Since I only restarted the workouts this week I’ve found that my body is adjusting slowly to the routine, but that I am extremely sore the next morning. I’ve found that the first week or so of working out is usually the hardest for me in terms of soreness, muscle fatigue and exhaustion. After that first week I still get tired and sore, but not to the extreme that I do during that first week. So what causes the soreness? Soreness is discussed on DrMirkin.com:
On one day, you go out and exercise hard enough to make your muscles burn during exercise. The burning is a sign that you are damaging your muscles. On the next day, your muscles feel sore because they are damaged and need time to recover. Scientist call this DOMS, delayed onset muscle soreness.
It takes at least eight hours to feel this type of soreness. You finish a workout and feel great; then you get up the next morning and your exercised muscles feel sore. We used to think that next-day muscle soreness is caused by a buildup of lactic acid in muscles, but now we know that lactic acid has nothing to do it. Next-day muscle soreness is caused by damage to the muscle fibers themselves. Muscle biopsies taken on the day after hard exercise show bleeding and disruption of the z-band filaments that hold muscle fibers together as they slide over each other during a contraction.

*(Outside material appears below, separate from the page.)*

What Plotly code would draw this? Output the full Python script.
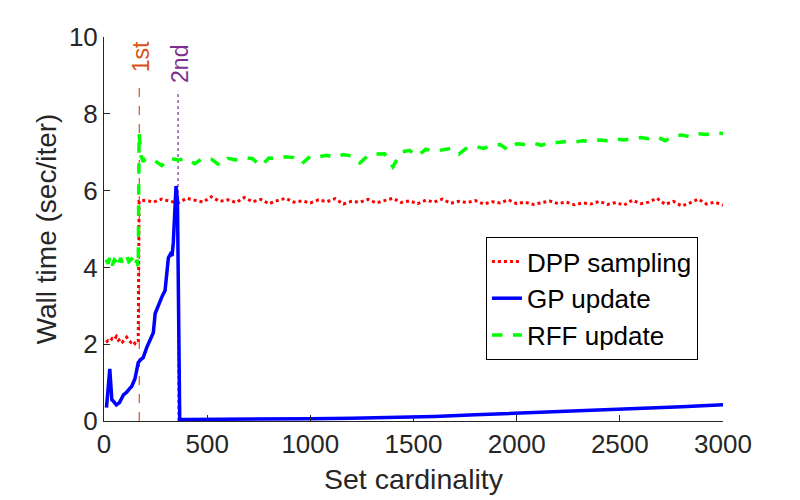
import plotly.graph_objects as go

# ---- data ----
dpp_x = [10, 20, 30, 40, 50, 60, 70, 80, 90, 100, 110, 120, 130, 140, 150, 160, 166, 170] + list(range(200, 3001, 40))
dpp_y = [2.05, 2.10, 2.08, 2.15, 2.12, 2.20, 2.10, 2.14, 2.06, 2.12, 2.18, 2.10, 2.05, 2.09, 2.02, 2.10, 2.08, 5.72,
         5.75, 5.70, 5.78, 5.72, 5.68, 5.80, 5.74, 5.70, 5.84, 5.72,
         5.76, 5.69, 5.82, 5.71, 5.77, 5.66, 5.74, 5.80, 5.70, 5.73,
         5.68, 5.76, 5.71, 5.79, 5.65, 5.72, 5.70, 5.77, 5.68, 5.74,
         5.80, 5.69, 5.73, 5.66, 5.75, 5.70, 5.78, 5.67, 5.72, 5.69,
         5.74, 5.65, 5.71, 5.68, 5.76, 5.66, 5.70, 5.64, 5.69, 5.73,
         5.66, 5.70, 5.63, 5.68, 5.65, 5.72, 5.64, 5.69, 5.62, 5.75,
         5.66, 5.70, 5.80, 5.64, 5.72, 5.60, 5.68, 5.78, 5.65, 5.70, 5.62]

gp_x = [12, 28, 38, 45, 60, 75, 94, 110, 125, 134, 150, 166, 178, 190, 207, 222, 239, 248, 258, 270,
        282, 296, 305, 312, 322, 330, 336, 342, 349, 356, 362, 367, 400, 600, 800, 1000, 1200, 1400,
        1600, 1800, 2000, 2200, 2400, 2500, 2600, 2800, 3000]
gp_y = [0.35, 1.36, 0.55, 0.52, 0.42, 0.48, 0.68, 0.75, 0.85, 0.90, 1.10, 1.52, 1.60, 1.65, 1.91, 2.10, 2.30, 2.80, 2.95, 3.10,
        3.25, 3.40, 3.90, 4.25, 4.35, 4.30, 4.65, 5.20, 6.12, 5.75, 2.50, 0.04, 0.04, 0.04, 0.05, 0.06, 0.07, 0.09,
        0.12, 0.16, 0.20, 0.23, 0.27, 0.30, 0.32, 0.37, 0.42]

rff_x = [10, 20, 30, 40, 50, 60, 70, 80, 90, 100, 110, 120, 130, 140, 150, 160, 166, 170, 180, 190] + list(range(200, 3001, 40))
rff_y = [4.20, 4.10, 4.30, 4.05, 4.20, 4.15, 4.00, 4.25, 4.10, 4.20, 4.30, 4.15, 4.20, 4.25, 4.05, 4.20, 4.00, 7.50, 6.90, 6.75,
         6.82, 6.80, 6.65, 6.84, 6.80, 6.83, 6.70, 6.85, 6.82, 6.66,
         6.84, 6.80, 6.86, 6.83, 6.64, 6.85, 6.84, 6.88, 6.86, 6.70,
         6.90, 6.88, 6.92, 6.86, 6.94, 6.90, 6.72, 6.92, 6.95, 6.96,
         6.62, 7.00, 7.05, 6.90, 7.08, 7.02, 7.06, 7.10, 6.95, 7.12,
         7.15, 7.10, 7.18, 7.20, 7.05, 7.22, 7.20, 7.24, 7.18, 7.26,
         7.25, 7.28, 7.26, 7.30, 7.28, 7.32, 7.30, 7.34, 7.32, 7.36,
         7.38, 7.35, 7.40, 7.30, 7.42, 7.45, 7.40, 7.48, 7.46, 7.50, 7.49]

mark_x = [171, 359]
mark_top = [8.85, 8.6]
mark_labels = ["1st", "2nd"]
mark_colors = ["#D95319", "#7E2F8E"]
mark_dash = ["dash", "dot"]

FONT = "Liberation Sans, Arial, sans-serif"
INK = "#262626"

fig = go.Figure()

# the two markers first so the data lines sit on top
for mx, mt, mc, md in zip(mark_x, mark_top, mark_colors, mark_dash):
    fig.add_trace(go.Scatter(x=[mx, mx], y=[0, mt], mode="lines",
                             line=dict(color=mc, width=1.2, dash=md),
                             showlegend=False, hoverinfo="skip"))

fig.add_trace(go.Scatter(x=dpp_x, y=dpp_y, mode="lines", name="DPP sampling",
                         line=dict(color="#FF0000", width=3, dash="dot")))
fig.add_trace(go.Scatter(x=gp_x, y=gp_y, mode="lines", name="GP update",
                         line=dict(color="#0000FF", width=3.5)))
fig.add_trace(go.Scatter(x=rff_x, y=rff_y, mode="lines", name="RFF update",
                         line=dict(color="#00FF00", width=3.5, dash="dash")))

# label centres (rotated text), just above each marker line
label_mid = [9.48, 9.30]
for mx, my, lab, mc in zip(mark_x, label_mid, mark_labels, mark_colors):
    fig.add_annotation(x=mx, y=my, xref="x", yref="y", text=lab, showarrow=False,
                       textangle=-90, xanchor="center", yanchor="middle", xshift=2,
                       font=dict(family=FONT, size=23, color=mc))

# page body adds an 8px offset, margins compensate
fig.update_layout(
    width=800, height=500,
    margin=dict(l=96, r=85, t=29, b=87),
    paper_bgcolor="white", plot_bgcolor="white",
    font=dict(family=FONT, color=INK),
    legend=dict(x=0.617, y=0.319, xanchor="left", yanchor="middle",
                bordercolor="#000000", borderwidth=1, bgcolor="white",
                font=dict(size=26, color="#000000"), tracegroupgap=0),
)
fig.update_xaxes(range=[0, 3000], tickvals=[0, 500, 1000, 1500, 2000, 2500, 3000],
                 showline=True, linecolor=INK, linewidth=1, ticks="inside", ticklen=6,
                 tickcolor=INK, showgrid=False, zeroline=False,
                 tickfont=dict(size=26, color=INK),
                 title=dict(text="Set cardinality", font=dict(size=28.5, color=INK), standoff=10))
fig.update_yaxes(range=[0, 10], tickvals=[0, 2, 4, 6, 8, 10],
                 showline=True, linecolor=INK, linewidth=1, ticks="inside", ticklen=6,
                 tickcolor=INK, showgrid=False, zeroline=False,
                 tickfont=dict(size=26, color=INK),
                 title=dict(text="Wall time (sec/iter)", font=dict(size=28, color=INK), standoff=4))

fig.write_html("out.html")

So I’m damaging my muscles, that doesn’t sound good? But is it necessary? He continues:
Next-day muscle soreness should be used as a guide to training, whatever your sport. On one day, go out and exercise right up to the burn, back off when your muscles really start to burn, then pick up the pace again and exercise to the burn. Do this exercise-to-the-burn and recover until your muscles start to feel stiff, and then stop the workout. Depending on how sore your muscles feel, take the next day off or go at a very slow pace. Do not attempt to train for muscle burning again until the soreness has gone away completely. Most athletes take a very hard workout on one day, go easy for one to seven days afterward, and then take a hard workout again. World-class marathon runners run very fast only twice a week. The best weightlifters lift very heavy only once every two weeks. High jumpers jump for height only once a week. Shot putters throw for distance only once a week. Exercise training is done by stressing and recovering.
Stressing and recovering is the key to success when you’re working out. This sounds a lot like what I’m doing with my Body For Life exercise regime. On cardio days they have you do interval training where you start out slow, and then work your way up to sprinting 5 minutes later, and then back to slow to repeat the process 3-4 times. Burn and recover, burn and recover.

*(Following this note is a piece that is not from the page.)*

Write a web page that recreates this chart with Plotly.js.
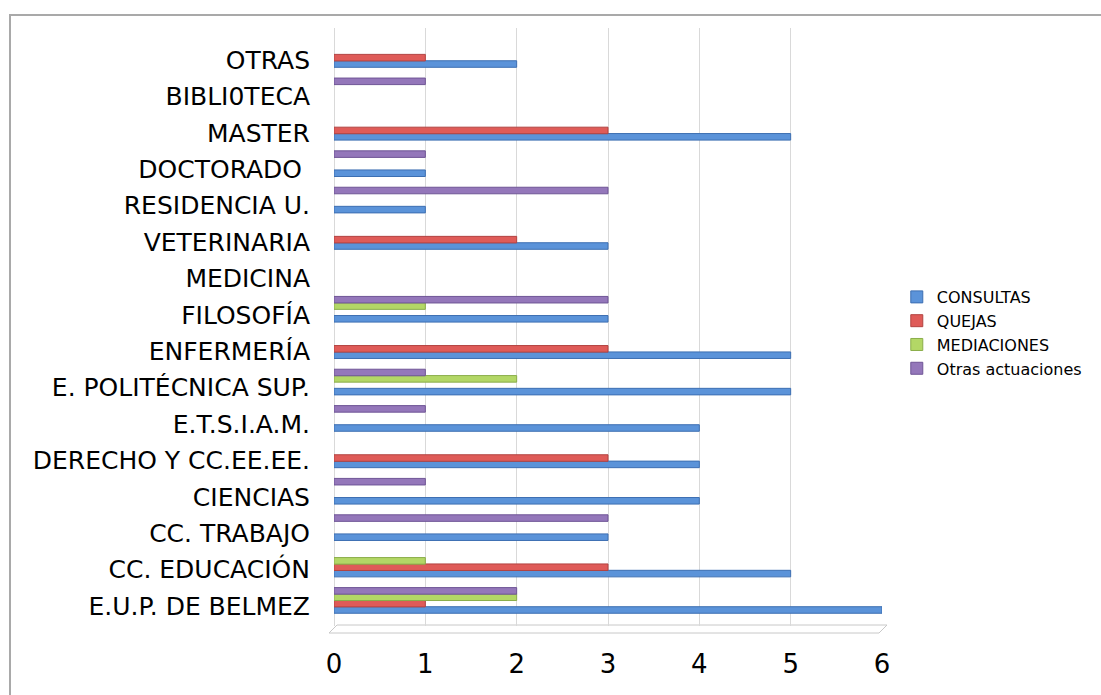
<!DOCTYPE html>
<html>
<head>
<meta charset="utf-8">
<script src="https://cdn.plot.ly/plotly-3.0.1.min.js"></script>
<style>
  html, body { margin: 0; padding: 0; background: #ffffff; }
  #wrap { position: relative; width: 1101px; height: 695px; overflow: hidden; }
  #chart { width: 1101px; height: 695px; }
  #frame { position: absolute; left: 9px; top: 14px; width: 1200px; height: 800px;
           border-left: 2px solid #a9a9a9; border-top: 2px solid #a9a9a9; pointer-events: none; }
</style>
</head>
<body>
<div id="wrap">
  <div id="chart"></div>
  <div id="frame"></div>
</div>
<script>
// Categories, bottom to top
const categories = [
  "E.U.P. DE BELMEZ", "CC. EDUCACIÓN", "CC. TRABAJO", "CIENCIAS",
  "DERECHO Y CC.EE.EE.", "E.T.S.I.A.M.", "E. POLITÉCNICA SUP.", "ENFERMERÍA",
  "FILOSOFÍA", "MEDICINA", "VETERINARIA", "RESIDENCIA U.",
  "DOCTORADO\u00a0", "MASTER", "BIBLI0TECA", "OTRAS"
];
const seriesNames = ["CONSULTAS", "QUEJAS", "MEDIACIONES", "Otras actuaciones"];
const consultas   = [6, 5, 3, 4, 4, 4, 5, 5, 3, null, 3, 1, 1, 5, null, 2];
const quejas      = [1, 3, null, null, 3, null, null, 3, null, null, 2, null, null, 3, null, 1];
const mediaciones = [2, 1, null, null, null, null, 2, null, 1, null, null, null, null, null, null, null];
const otras       = [2, null, 3, 1, null, 1, 1, null, 3, null, null, 3, 1, null, 1, null];
const xTicks = [0, 1, 2, 3, 4, 5, 6];

const fills = ["#5b93d9", "#df5b58", "#b3d766", "#9477ba"];
const edges = ["#3d6fb2", "#b24341", "#8aad4a", "#6f5596"];
const offsets = [-0.2, -0.025, 0.15, 0.325];
const barW = 0.18;
const values = [consultas, quejas, mediaciones, otras];

const traces = values.map((vals, i) => ({
  type: "bar",
  orientation: "h",
  name: seriesNames[i],
  legendgroup: "g" + i,
  y: categories,
  x: vals,
  offset: offsets[i],
  width: barW,
  marker: { color: fills[i], line: { color: edges[i], width: 1 } },
  hoverinfo: "x+y+name"
}));

// floor (3D base) decoration in paper coordinates
const px = v => (v - 334) / 548;
const py = v => (626 - v) / 598;
const floorPath = `M ${px(329)} ${py(633)} L ${px(879)} ${py(633)} L ${px(887)} ${py(625)} L ${px(337)} ${py(625)} Z`;
const shapes = [{
  type: "path", xref: "paper", yref: "paper", path: floorPath,
  line: { color: "#c8c8c8", width: 1 }, fillcolor: "rgba(0,0,0,0)", layer: "below"
}];

const layout = {
  width: 1101, height: 695,
  margin: { l: 334, r: 219, t: 28, b: 69 },
  paper_bgcolor: "#ffffff", plot_bgcolor: "#ffffff",
  barmode: "overlay",
  font: { family: "DejaVu Sans, sans-serif", color: "#000000" },
  showlegend: true,
  legend: {
    x: 1.027, xanchor: "left", y: 0.49, yanchor: "middle",
    traceorder: "normal", tracegroupgap: 0,
    font: { size: 16, family: "DejaVu Sans, sans-serif", color: "#000000" },
    bgcolor: "rgba(0,0,0,0)"
  },
  xaxis: {
    range: [0, 6], tickvals: xTicks, ticktext: xTicks.map(String),
    showgrid: true, gridcolor: "#d9d9d9", gridwidth: 1,
    zeroline: true, zerolinecolor: "#d9d9d9", zerolinewidth: 1,
    showline: false, ticks: "", ticklabelstandoff: 20,
    tickfont: { size: 26, family: "DejaVu Sans, sans-serif", color: "#000000" },
    fixedrange: true
  },
  yaxis: {
    type: "category", categoryorder: "array", categoryarray: categories,
    range: [-0.55, 15.88],
    showgrid: false, zeroline: false, showline: false, ticks: "",
    ticklabelstandoff: 23,
    tickfont: { size: 25, family: "DejaVu Sans, sans-serif", color: "#000000" },
    fixedrange: true
  },
  shapes: shapes
};

Plotly.newPlot("chart", traces, layout, { displayModeBar: false, staticPlot: true });
</script>
</body>
</html>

The weight workouts are the same way. Start out with high reps/low weight, working your way towards high weight low reps, and then one set to exhaustion. Burn and recover.
So there you have it, while the soreness may not feel that great, it is to some degree a necessary part of exercising. Embrace, it, use it to your advantage, and you’ll be on your way to being fit.
An important aspect here is to recover! Your muscles need to recover before you stress them again. Otherwise you haven’t given them the time to fully build back up and grow.
Good point, thanks for stressing that.. Let your muscles recover people!